= Paul Lewis (broadcaster) =

British financial journalist and broadcaster

Paul Lewis (born 1948) is a British freelance financial journalist and broadcaster on BBC television and radio, including as presenter of Money Box on BBC Radio 4.

==Education==
Lewis was educated at Maidstone Grammar School, a state grammar school in the town of Maidstone in Kent, followed by the University of Stirling, from which he graduated in Psychology in the 1970s.

==Life and career==
Lewis is best known as the presenter of Money Box and Money Box Live on BBC Radio 4, Your Money on BBC World Service and previously worked on the BBC Radio 5 Wake Up to Money radio show.

He also regularly appears on other BBC Television programmes such as BBC Breakfast, BBC News Channel and radio programmes such as You and Yours, Woman's Hour, Analysis or news radio programmes like Today, The World at One, and PM. He also appears on Rip Off Britain as an expert on financial matters such as pensions.

Lewis also writes the monthly Money Works feature in SAGA magazine and contributes to articles on the BBC News website, the Radio Times, Money Marketing and other newspaper publications.

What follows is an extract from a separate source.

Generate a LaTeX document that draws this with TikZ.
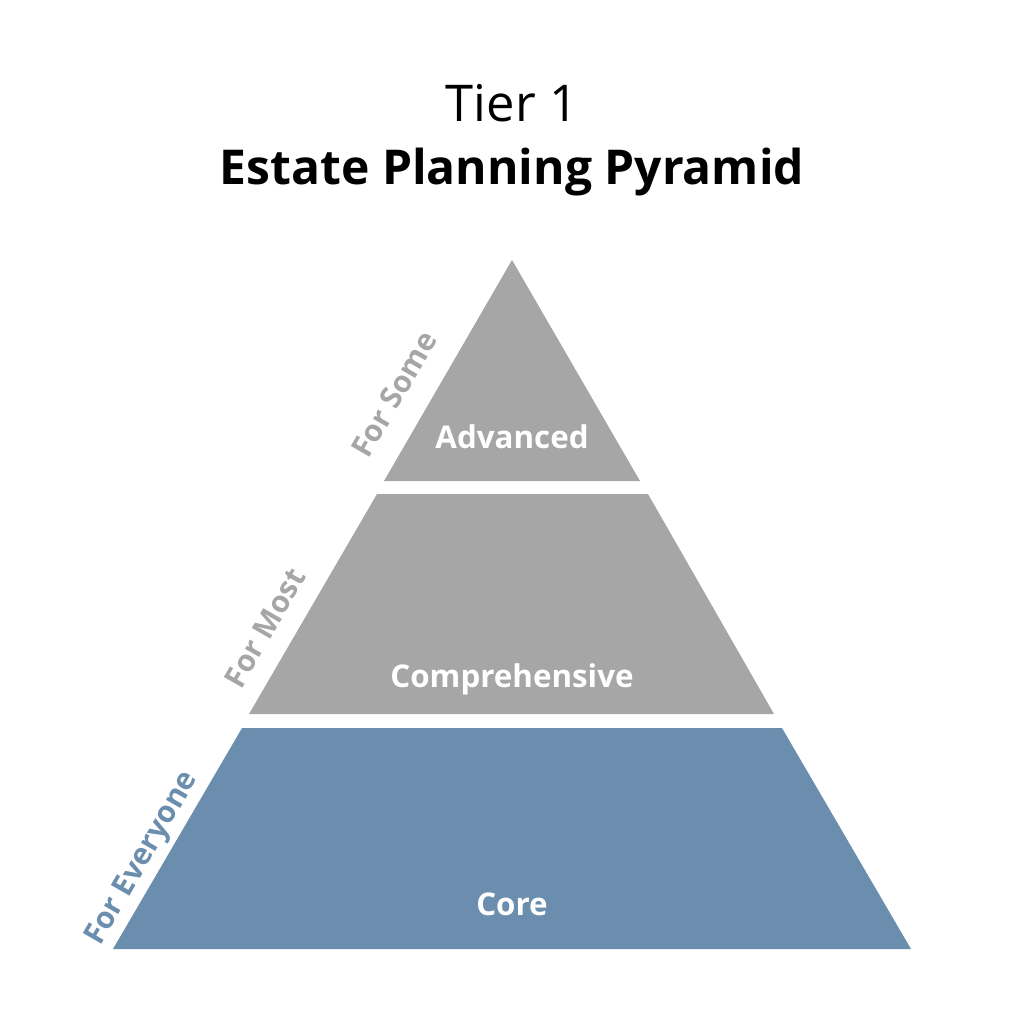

Outside financial journalism, he is an authority on the Victorian writer Wilkie Collins and one of the editors of the first complete edition of his letters, published in 2005.

==Awards==

Lewis has won numerous awards for his financial and broadcast journalism, receiving his first award in 1986. He was given a lifetime achievement award by the Association of British Insurers in 2006, and named Best Broadcast Journalist by the Association of Investment Companies in 2011. He has won the Headline Money Awards Broadcast Journalist of the year five times; most recently in 2013.

He was awarded an honorary doctorate by the University of Essex in July 2013.

==Publications==

- Paul Lewis, "Pay Less Tax", Age Concern Books, London 2009, ISBN 978-0-86242-446-6
- Paul Lewis, "Making Your Money Work for Your Future", Help the Aged, London 2008, ISBN 978-1-84598-028-3
- Paul Lewis, "Beat the Banks", Age Concern Books, London 2008, ISBN 978-0-86242-431-2
- Paul Lewis, "Live Long and Prosper", A&C Black, London 2006, ISBN 0-7136-7502-0
- Paul Lewis, "Money Magic", BBC Books, London 2005, ISBN 978-0-56352-201-0
- William Baker, Andrew Gasson, Graham Law, Paul Lewis, "The Public Face of Wilkie Collins" - The Collected Letters, Pickering & Chatto, London 2005. ISBN 1851967648

==Personal life==
Born in Warrington, Lewis is a self-confessed atheist, vegetarian and hippy. He became a professional journalist after winning an amateur journalism prize in 1986; his journalism enables him to live his alternative ecologically conscious lifestyle.

Lewis has said that he does not invest in the stock market.